▸ **Aim**
Determine how many lines contain the string "this". Respond with that number and nothing more.

## START

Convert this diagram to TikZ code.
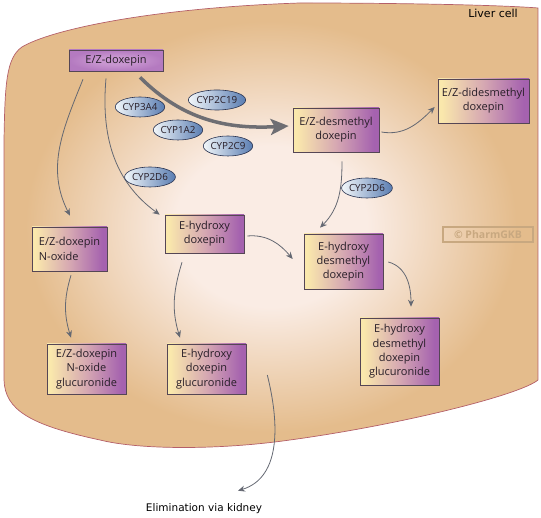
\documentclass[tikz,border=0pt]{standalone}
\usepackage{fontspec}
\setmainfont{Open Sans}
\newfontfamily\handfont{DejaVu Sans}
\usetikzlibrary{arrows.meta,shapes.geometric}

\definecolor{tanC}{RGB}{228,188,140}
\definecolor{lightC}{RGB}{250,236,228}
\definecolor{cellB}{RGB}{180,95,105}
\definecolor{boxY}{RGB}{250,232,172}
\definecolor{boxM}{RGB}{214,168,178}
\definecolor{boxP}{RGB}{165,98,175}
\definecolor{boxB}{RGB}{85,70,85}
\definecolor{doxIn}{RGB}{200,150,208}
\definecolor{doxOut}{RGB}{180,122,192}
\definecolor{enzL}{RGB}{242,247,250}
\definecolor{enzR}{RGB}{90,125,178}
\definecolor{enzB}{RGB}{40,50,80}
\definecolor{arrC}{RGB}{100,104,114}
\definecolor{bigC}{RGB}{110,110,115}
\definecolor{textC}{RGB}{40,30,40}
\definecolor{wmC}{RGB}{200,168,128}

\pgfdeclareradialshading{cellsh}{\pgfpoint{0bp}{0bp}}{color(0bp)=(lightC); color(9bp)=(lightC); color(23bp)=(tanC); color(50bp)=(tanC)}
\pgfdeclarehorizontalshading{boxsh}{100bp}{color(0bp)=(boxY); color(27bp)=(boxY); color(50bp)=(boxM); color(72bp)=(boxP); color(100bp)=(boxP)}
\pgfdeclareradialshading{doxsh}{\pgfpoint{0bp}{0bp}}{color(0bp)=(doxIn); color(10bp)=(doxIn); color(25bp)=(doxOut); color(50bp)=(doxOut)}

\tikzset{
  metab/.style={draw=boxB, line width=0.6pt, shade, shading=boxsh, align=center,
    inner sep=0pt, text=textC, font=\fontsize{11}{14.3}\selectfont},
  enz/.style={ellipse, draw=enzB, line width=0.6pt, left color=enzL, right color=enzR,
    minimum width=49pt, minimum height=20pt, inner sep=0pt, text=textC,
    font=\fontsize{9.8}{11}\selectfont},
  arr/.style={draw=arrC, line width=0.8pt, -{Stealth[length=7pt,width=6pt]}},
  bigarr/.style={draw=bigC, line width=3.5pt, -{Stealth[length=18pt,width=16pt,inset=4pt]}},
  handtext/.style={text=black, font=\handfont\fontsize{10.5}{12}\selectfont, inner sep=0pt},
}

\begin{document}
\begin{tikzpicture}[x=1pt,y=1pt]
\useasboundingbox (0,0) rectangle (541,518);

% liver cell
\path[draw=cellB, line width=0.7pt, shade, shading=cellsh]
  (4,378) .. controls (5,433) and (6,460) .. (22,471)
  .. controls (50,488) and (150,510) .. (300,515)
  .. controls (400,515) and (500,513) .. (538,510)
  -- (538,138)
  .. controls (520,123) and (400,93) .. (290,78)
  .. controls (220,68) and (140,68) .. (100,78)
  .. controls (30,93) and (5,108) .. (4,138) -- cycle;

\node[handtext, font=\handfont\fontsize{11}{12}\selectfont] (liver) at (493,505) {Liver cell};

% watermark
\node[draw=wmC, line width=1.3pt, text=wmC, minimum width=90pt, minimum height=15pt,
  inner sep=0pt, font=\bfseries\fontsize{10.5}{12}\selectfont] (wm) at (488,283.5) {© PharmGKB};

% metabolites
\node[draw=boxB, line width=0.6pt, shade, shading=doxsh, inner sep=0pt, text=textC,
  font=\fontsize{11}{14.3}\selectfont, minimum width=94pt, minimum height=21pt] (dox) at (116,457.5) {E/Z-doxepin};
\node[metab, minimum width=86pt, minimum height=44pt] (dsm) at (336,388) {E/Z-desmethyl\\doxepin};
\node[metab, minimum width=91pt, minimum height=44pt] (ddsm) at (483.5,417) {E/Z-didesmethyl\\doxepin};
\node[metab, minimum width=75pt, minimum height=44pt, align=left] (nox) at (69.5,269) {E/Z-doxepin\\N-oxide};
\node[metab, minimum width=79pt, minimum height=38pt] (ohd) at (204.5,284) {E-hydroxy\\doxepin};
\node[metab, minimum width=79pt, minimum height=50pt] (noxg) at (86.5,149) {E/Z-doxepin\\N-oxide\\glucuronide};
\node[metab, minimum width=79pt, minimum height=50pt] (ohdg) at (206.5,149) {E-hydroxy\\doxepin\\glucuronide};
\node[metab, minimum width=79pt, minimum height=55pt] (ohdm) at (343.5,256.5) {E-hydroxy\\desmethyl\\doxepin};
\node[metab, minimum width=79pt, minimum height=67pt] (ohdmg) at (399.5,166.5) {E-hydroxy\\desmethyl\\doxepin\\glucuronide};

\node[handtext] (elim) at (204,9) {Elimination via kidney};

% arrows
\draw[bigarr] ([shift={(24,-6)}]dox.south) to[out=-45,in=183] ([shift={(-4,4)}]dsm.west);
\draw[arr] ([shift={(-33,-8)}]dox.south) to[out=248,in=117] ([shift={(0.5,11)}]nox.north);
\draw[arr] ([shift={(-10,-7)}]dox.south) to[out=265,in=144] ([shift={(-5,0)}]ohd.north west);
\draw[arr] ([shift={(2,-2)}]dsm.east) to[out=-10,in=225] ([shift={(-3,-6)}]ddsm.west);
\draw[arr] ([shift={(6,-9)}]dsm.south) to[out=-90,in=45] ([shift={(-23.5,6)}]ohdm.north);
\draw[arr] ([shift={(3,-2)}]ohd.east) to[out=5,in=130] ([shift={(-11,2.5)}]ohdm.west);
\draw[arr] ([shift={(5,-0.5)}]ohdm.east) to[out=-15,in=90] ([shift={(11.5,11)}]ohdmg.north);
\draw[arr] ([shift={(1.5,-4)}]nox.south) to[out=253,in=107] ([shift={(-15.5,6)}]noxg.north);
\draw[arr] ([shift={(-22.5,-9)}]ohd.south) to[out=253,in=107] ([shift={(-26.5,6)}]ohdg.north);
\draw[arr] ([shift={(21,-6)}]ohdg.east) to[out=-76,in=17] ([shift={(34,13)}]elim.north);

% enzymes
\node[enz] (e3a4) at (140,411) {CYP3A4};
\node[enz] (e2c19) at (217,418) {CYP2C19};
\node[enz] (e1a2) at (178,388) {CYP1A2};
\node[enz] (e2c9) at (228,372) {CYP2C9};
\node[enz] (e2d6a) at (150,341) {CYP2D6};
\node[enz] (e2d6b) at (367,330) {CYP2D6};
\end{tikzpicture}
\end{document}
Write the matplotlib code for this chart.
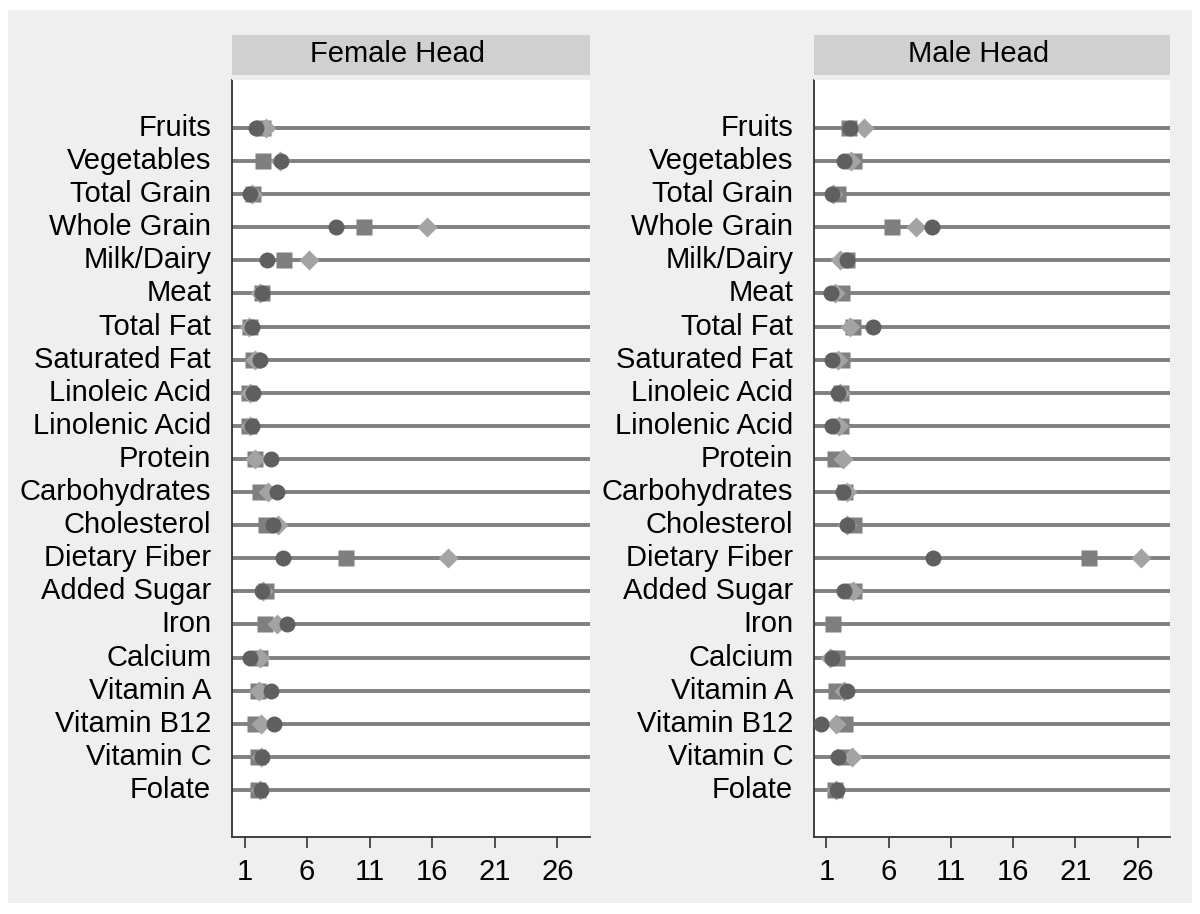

## END

▸ **Solution**
2